Hydrocarbon chain packing modes in lipids: effect of altered sub-cell dimensions and chain rotation.

The lateral hydrocarbon chain packing modes of lipids have been described in terms of specific hydrocarbon sub-cells as deduced from single crystal structural studies. To understand the changes in hydrocarbon chain packing in lipid bilayers induced by variations in temperature, hydration, ion-binding, etc., we have examined the effect on the calculated X-ray diffraction pattern of (a) systematic variations in the dimensions of the hydrocarbon sub-cell and (b) the effect of chain rotation at fixed lattice sites. For the O perpendicular (orthorhombic) sub-cell, the a and b sub-cell parameters were varied from as = 4.96 to 4.85 A and bs = 7.42 to 8.40 A in six steps and the positions (s = 2 sin theta/lambda) and intensities (Icalc = F2) of the strong sub-cell reflections calculated.

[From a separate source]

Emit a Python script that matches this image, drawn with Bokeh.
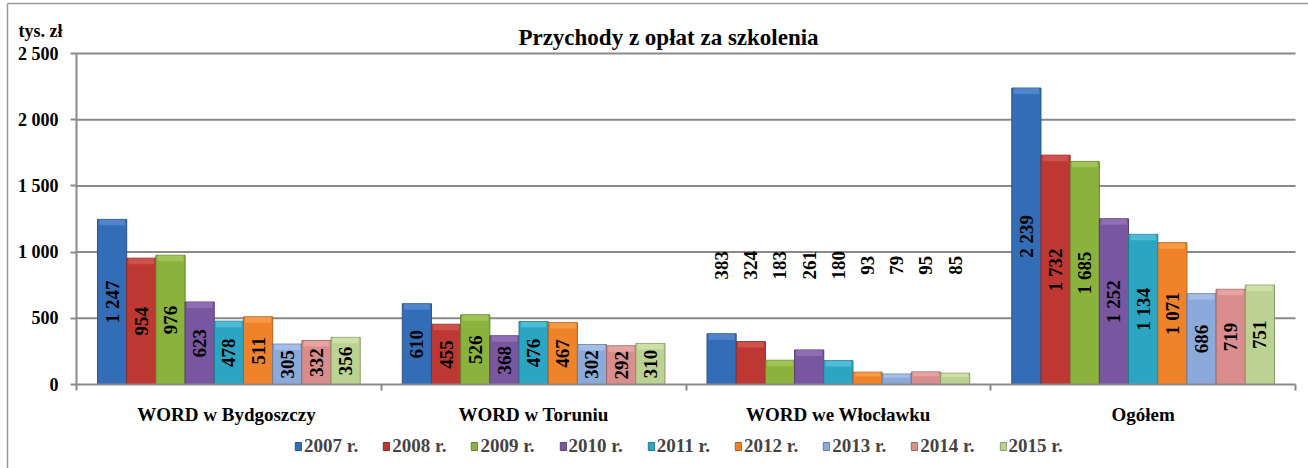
import math
from bokeh.plotting import figure
from bokeh.models import (ColumnDataSource, Range1d, FixedTicker, LabelSet, Label,
                          Legend, LegendItem)
from bokeh.core.properties import value
from bokeh.embed import file_html
from bokeh.resources import INLINE

title_text = "Przychody z opłat za szkolenia"
unit_text = "tys. zł"
categories = ["WORD  w Bydgoszczy", "WORD w Toruniu", "WORD we Włocławku", "Ogółem"]
years = ["2007 r.", "2008 r.", "2009 r.", "2010 r.", "2011 r.", "2012 r.", "2013 r.", "2014 r.", "2015 r."]
v2007 = [1247, 610, 383, 2239]
v2008 = [954, 455, 324, 1732]
v2009 = [976, 526, 183, 1685]
v2010 = [623, 368, 261, 1252]
v2011 = [478, 476, 180, 1134]
v2012 = [511, 467, 93, 1071]
v2013 = [305, 302, 79, 686]
v2014 = [332, 292, 95, 719]
v2015 = [356, 310, 85, 751]
series = [v2007, v2008, v2009, v2010, v2011, v2012, v2013, v2014, v2015]
y_ticks = [0, 500, 1000, 1500, 2000, 2500]
y_tick_labels = ["0", "500", "1 000", "1 500", "2 000", "2 500"]

colors = ["#336db7", "#bd3833", "#8ab23c", "#7856a0", "#2ca5c2", "#f0832a", "#8caad9", "#d98d8c", "#bbd292"]
edges = ["#2b5487", "#8c2b27", "#66822e", "#594075", "#227a8f", "#b0601e", "#687d9e", "#9e6867", "#8a9a6b"]
caps = ["#6d9be0", "#e06a65", "#b6d870", "#a585cc", "#6fd1ea", "#ffb060", "#bcd2f5", "#f5b8b7", "#dcefb8"]

FONT = "Liberation Serif"
GRID = "#8a8a8a"

# canvas / plot-area geometry (pixels)
W, H = 1308, 468
PL, PR, PT, PB = 76, 1295, 53, 384
n_cat = len(categories)
y_max = y_ticks[-1]
px_x = (PR - PL) / n_cat
px_y = (PB - PT) / y_max
x_start, x_end = -PL / px_x, n_cat + (W - PR) / px_x
y_start, y_end = -(H - PB) / px_y, y_max + PT / px_y


def dx(px):
    return x_start + px / px_x


def dy(py):
    return y_end - py / px_y


p = figure(width=W, height=H, output_backend="svg", toolbar_location=None,
           x_range=Range1d(x_start, x_end), y_range=Range1d(y_start, y_end),
           min_border=0)
p.outline_line_color = None
p.background_fill_color = "white"
p.xgrid.visible = False
p.ygrid.visible = False

# outer chart border (top and left edges)
p.segment(x0=[dx(7), dx(7)], y0=[dy(3), dy(3)], x1=[dx(7), dx(W)], y1=[dy(H), dy(3)],
          line_color="#9a9a9a", line_width=1.5)

# horizontal gridlines
p.segment(x0=[0] * (len(y_ticks) - 1), x1=[n_cat] * (len(y_ticks) - 1),
          y0=y_ticks[1:], y1=y_ticks[1:], line_color=GRID, line_width=2)

# y axis
p.yaxis.fixed_location = 0
p.yaxis.bounds = (0, y_max)
p.yaxis.ticker = FixedTicker(ticks=y_ticks)
p.yaxis.major_label_overrides = {t: l for t, l in zip(y_ticks, y_tick_labels)}
p.yaxis.major_label_text_font = FONT
p.yaxis.major_label_text_font_style = "bold"
p.yaxis.major_label_text_font_size = "18px"
p.yaxis.major_label_text_color = "black"
p.yaxis.major_label_standoff = 12
p.yaxis.major_tick_out = 6
p.yaxis.major_tick_in = 0
p.yaxis.minor_tick_line_color = None
p.yaxis.axis_line_color = GRID
p.yaxis.axis_line_width = 2
p.yaxis.major_tick_line_color = GRID
p.yaxis.major_tick_line_width = 2

# x axis: labels at group centres, tick marks at group boundaries
centers = [i + 0.5 for i in range(n_cat)]
p.xaxis.fixed_location = 0
p.xaxis.bounds = (0, n_cat)
p.xaxis.ticker = FixedTicker(ticks=centers, minor_ticks=list(range(n_cat + 1)))
p.xaxis.major_label_overrides = {c: n for c, n in zip(centers, categories)}
p.xaxis.major_label_text_font = FONT
p.xaxis.major_label_text_font_style = "bold"
p.xaxis.major_label_text_font_size = "19px"
p.xaxis.major_label_text_color = "black"
p.xaxis.major_tick_line_color = None
p.xaxis.major_tick_out = 0
p.xaxis.major_tick_in = 0
p.xaxis.major_label_standoff = 13
p.xaxis.minor_tick_out = 6
p.xaxis.minor_tick_in = 0
p.xaxis.minor_tick_line_color = GRID
p.xaxis.minor_tick_line_width = 2
p.xaxis.axis_line_color = GRID
p.xaxis.axis_line_width = 2

group_pad = 0.069
bw = (1 - 2 * group_pad) / len(series)
lab_x, lab_y, lab_t = [], [], []
items = []
for j, (vals, yr) in enumerate(zip(series, years)):
    xs = [i + group_pad + (j + 0.5) * bw for i in range(n_cat)]
    src = ColumnDataSource(dict(x=xs, top=vals, cap=[v - min(45, v * 0.35) for v in vals]))
    r = p.vbar(x="x", top="top", bottom=0, width=bw, source=src,
               fill_color=colors[j], line_color=edges[j], line_width=1)
    p.vbar(x="x", top="top", bottom="cap", width=bw * 0.88, source=src,
           fill_color=caps[j], fill_alpha=0.5, line_color=None)
    items.append(LegendItem(label=yr, renderers=[r]))
    for i, v in enumerate(vals):
        lab_x.append(xs[i])
        lab_y.append(900 if categories[i] == "WORD we Włocławku" else v / 2)
        lab_t.append(f"{v:,}".replace(",", " "))

lsrc = ColumnDataSource(dict(x=lab_x, y=lab_y, t=lab_t))
p.add_layout(LabelSet(x="x", y="y", text="t", source=lsrc, angle=math.pi / 2,
                      text_align="center", text_baseline="middle",
                      text_font=value(FONT), text_font_style="bold", text_font_size="19px",
                      text_color="black"))

p.add_layout(Label(x=dx(668), y=dy(37), text=title_text, text_align="center",
                   text_baseline="middle", text_font=FONT, text_font_style="bold",
                   text_font_size="23px", text_color="black"))
p.add_layout(Label(x=dx(18), y=dy(30), text=unit_text, text_align="left",
                   text_baseline="middle", text_font=FONT, text_font_style="bold",
                   text_font_size="18px", text_color="black"))

legend = Legend(items=items, orientation="horizontal", location=(294, 11),
                glyph_width=8, glyph_height=10, label_standoff=2, spacing=24,
                label_text_font=FONT, label_text_font_style="bold",
                label_text_font_size="19px", border_line_color=None,
                background_fill_alpha=0, padding=0, margin=0)
p.add_layout(legend, "center")

open("out.html", "w").write(file_html(p, INLINE))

In this way, the conversion of the O perpendicular sub-cell (with either fixed chain orientations or simulated chain rotation) to the hexagonal (H) sub-cell (with chain rotation) was followed. Notably, the two strong reflections characteristic of the O perpendicular sub-cell at 4.12 A (110) and 3.71 A (020) show progressive shifts in position and intensity, finally merging to give the strong (O1O) reflection at 4.2 A characteristic of the hexagonal sub-cell. Similar calculations were performed for the orthorhombic (O' perpendicular) and monoclinic (M parallel) sub-cells. This approach can be used to analyze changes in the X-ray diffraction data due to modifications of the hydrocarbon chain packing modes characteristic of simple and complex lipids.